A group of women smoking cigarettes as a gesture of freedom made headlines in the New York Times on April 1, 1929.
Bertha Hunt, on Easter Sunday, was walking by New York when she decided to light up a Lucky Strike. At a time when women were banned for smoking in public, their gesture was captured and quickly influenced other young women who followed and lit their “torches of freedom”.
“I hope that we have started something and that these torches for freedom […] will smash the discriminatory taboo on cigarettes”, said Bertha Hunt to New York Evening World.
The spontaneous protest in favour of gender equality was in fact an operation prepared by the father of Public Relations, Edward Bernays.
Bernays linked tobacco to the feminist movement to promote increased sales of cigarettes to female audience - Smoking was a form of liberation and association with women's emancipation. A habit that was dissected in the Media.
The phenomenon had such an impact that ten years later, LIFE published an article that taught the female audience how to smoke. A taboo of several decades that seemed to begin to dissipate, but only ended in late 1920’s, after the consecration of the right to vote, in the 19th Amendment. At this stage, smoking was seen as the lesser of two evils.
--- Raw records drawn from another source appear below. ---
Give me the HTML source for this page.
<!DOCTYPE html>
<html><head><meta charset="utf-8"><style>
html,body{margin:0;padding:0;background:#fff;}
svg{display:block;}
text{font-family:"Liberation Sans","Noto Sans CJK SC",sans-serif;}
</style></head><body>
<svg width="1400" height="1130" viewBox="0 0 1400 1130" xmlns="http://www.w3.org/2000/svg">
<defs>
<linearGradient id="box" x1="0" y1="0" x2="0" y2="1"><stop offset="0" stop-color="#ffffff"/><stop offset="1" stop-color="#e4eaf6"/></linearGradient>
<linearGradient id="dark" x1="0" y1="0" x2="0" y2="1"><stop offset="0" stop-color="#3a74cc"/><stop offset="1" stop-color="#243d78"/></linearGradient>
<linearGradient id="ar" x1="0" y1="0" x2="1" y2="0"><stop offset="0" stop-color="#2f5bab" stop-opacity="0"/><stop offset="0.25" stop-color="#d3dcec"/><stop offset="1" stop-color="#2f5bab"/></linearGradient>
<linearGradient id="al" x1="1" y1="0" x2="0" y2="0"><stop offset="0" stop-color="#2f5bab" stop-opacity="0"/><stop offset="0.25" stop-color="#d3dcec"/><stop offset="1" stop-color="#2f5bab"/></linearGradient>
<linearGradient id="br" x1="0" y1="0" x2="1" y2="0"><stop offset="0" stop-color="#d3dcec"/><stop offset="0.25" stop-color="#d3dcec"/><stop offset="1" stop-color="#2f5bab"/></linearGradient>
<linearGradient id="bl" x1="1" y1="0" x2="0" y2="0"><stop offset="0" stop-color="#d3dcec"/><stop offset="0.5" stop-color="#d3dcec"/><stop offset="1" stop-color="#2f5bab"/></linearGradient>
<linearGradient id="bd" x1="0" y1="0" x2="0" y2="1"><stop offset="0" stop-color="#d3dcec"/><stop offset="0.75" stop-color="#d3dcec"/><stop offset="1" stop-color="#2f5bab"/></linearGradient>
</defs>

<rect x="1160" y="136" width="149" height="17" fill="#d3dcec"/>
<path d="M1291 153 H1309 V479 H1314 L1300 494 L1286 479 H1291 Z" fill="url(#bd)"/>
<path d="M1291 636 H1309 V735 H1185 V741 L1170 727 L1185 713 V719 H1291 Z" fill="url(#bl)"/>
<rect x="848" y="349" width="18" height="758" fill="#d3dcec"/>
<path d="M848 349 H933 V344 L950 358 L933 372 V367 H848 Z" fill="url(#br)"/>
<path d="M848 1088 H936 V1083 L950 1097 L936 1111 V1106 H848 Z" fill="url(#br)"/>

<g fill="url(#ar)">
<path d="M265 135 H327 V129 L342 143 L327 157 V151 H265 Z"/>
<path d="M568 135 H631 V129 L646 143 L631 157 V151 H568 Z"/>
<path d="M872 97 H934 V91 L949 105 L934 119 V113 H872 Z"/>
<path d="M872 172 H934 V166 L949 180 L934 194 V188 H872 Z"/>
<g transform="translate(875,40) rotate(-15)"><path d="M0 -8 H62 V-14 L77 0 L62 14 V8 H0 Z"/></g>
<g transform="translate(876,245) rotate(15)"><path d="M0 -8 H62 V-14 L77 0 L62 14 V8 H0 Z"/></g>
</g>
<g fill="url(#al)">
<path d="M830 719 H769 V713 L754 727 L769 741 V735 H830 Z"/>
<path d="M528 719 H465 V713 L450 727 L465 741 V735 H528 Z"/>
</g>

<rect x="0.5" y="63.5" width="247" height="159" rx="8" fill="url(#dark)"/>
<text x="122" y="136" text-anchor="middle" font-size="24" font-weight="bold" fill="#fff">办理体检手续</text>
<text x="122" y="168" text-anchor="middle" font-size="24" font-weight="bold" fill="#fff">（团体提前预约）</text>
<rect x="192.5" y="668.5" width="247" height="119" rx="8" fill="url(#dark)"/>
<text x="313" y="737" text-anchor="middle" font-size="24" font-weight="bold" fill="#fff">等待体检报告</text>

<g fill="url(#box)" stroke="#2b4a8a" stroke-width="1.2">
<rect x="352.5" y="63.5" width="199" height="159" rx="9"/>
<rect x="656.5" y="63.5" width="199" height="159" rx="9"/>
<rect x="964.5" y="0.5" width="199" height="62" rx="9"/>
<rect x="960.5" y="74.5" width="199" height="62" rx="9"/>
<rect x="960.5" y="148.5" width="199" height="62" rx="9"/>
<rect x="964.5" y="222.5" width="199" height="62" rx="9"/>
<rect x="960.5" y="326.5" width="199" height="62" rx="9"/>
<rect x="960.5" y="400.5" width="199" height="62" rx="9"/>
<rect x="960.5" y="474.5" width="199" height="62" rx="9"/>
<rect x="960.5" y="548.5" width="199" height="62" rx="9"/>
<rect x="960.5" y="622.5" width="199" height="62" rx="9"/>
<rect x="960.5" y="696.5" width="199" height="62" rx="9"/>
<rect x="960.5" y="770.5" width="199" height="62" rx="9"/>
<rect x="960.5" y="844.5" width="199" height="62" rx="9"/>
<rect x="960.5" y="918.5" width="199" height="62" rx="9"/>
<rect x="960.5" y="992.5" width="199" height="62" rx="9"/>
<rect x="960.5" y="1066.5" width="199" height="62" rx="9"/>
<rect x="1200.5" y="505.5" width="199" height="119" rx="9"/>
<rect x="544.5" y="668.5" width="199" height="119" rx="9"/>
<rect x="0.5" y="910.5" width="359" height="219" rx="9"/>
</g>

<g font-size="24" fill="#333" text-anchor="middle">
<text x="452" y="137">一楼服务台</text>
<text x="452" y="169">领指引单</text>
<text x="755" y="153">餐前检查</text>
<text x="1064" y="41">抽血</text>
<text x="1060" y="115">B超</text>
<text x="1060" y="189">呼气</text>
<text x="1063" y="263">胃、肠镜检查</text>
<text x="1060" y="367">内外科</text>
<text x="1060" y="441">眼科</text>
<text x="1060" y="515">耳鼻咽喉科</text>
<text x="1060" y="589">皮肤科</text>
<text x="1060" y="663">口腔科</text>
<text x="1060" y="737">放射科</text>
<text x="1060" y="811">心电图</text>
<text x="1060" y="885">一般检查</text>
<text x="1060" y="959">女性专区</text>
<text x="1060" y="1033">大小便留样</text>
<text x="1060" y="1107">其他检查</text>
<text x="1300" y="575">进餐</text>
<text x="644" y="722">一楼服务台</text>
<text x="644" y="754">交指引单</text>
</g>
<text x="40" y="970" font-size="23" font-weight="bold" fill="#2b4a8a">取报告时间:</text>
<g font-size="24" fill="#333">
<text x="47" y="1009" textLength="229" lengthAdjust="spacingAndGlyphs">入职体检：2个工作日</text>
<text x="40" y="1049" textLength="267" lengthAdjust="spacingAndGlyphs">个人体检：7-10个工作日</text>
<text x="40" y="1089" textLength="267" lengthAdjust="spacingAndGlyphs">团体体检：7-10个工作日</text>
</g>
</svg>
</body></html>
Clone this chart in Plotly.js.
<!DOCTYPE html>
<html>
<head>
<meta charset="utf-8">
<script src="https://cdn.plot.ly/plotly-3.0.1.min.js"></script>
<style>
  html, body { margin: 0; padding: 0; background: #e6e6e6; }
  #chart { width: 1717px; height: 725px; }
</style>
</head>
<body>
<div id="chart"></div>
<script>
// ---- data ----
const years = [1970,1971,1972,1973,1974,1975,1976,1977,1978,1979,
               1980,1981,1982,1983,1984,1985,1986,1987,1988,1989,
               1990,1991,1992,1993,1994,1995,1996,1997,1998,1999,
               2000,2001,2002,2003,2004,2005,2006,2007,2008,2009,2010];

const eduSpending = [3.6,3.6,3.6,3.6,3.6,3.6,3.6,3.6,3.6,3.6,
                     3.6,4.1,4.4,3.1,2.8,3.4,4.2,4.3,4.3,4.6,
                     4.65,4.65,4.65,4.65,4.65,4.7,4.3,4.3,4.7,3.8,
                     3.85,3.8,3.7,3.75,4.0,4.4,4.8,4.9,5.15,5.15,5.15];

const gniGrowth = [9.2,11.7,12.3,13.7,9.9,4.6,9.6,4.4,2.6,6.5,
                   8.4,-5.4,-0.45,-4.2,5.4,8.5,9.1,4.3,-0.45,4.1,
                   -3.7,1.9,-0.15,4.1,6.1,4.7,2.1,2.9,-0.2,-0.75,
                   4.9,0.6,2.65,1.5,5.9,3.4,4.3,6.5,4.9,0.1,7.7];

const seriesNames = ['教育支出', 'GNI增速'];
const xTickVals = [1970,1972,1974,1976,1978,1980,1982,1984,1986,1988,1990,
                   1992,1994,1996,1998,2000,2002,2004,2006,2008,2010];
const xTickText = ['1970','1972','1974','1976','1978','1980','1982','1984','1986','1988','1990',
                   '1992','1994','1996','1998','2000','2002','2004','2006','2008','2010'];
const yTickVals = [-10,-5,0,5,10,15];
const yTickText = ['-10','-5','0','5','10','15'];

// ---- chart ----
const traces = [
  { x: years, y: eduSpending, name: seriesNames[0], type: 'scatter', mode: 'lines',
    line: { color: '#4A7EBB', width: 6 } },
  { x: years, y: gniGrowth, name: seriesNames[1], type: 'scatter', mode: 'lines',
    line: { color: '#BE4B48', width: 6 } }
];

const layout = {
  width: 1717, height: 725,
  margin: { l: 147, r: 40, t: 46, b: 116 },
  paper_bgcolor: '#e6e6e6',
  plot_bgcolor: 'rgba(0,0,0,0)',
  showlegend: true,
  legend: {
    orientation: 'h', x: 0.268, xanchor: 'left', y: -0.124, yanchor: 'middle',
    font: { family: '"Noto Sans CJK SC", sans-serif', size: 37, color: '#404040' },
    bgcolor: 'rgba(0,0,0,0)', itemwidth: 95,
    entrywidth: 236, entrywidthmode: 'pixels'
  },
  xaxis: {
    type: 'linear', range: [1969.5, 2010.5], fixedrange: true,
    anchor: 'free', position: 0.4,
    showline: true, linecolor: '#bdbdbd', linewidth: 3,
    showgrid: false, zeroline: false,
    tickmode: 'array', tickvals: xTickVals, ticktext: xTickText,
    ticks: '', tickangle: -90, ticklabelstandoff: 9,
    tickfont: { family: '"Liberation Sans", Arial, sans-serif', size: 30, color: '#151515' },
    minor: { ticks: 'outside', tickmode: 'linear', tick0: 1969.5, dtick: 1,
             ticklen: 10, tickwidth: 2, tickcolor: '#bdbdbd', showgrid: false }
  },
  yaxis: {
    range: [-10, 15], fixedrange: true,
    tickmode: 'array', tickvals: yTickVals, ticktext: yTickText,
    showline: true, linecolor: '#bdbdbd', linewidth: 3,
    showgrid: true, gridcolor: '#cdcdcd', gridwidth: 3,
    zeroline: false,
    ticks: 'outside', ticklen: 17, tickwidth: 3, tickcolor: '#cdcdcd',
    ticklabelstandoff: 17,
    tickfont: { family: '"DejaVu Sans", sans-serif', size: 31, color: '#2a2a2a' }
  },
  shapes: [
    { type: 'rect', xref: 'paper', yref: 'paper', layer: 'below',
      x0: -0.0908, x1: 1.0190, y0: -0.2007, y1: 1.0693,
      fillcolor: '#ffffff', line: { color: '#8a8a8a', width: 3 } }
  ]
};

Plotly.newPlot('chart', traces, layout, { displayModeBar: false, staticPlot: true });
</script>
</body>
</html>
“If it were a question between their smoking and their voting, and they would promise to stay at home and smoke, I would say let them smoke” Joseph Bailey, Texas Senator, 1918
After the disappearance of the taboo associated with tobacco, publicity turned to the female desire to maintain a fit body, which was founded on the need to please men. A “long road”, that would take several decades to be travelled.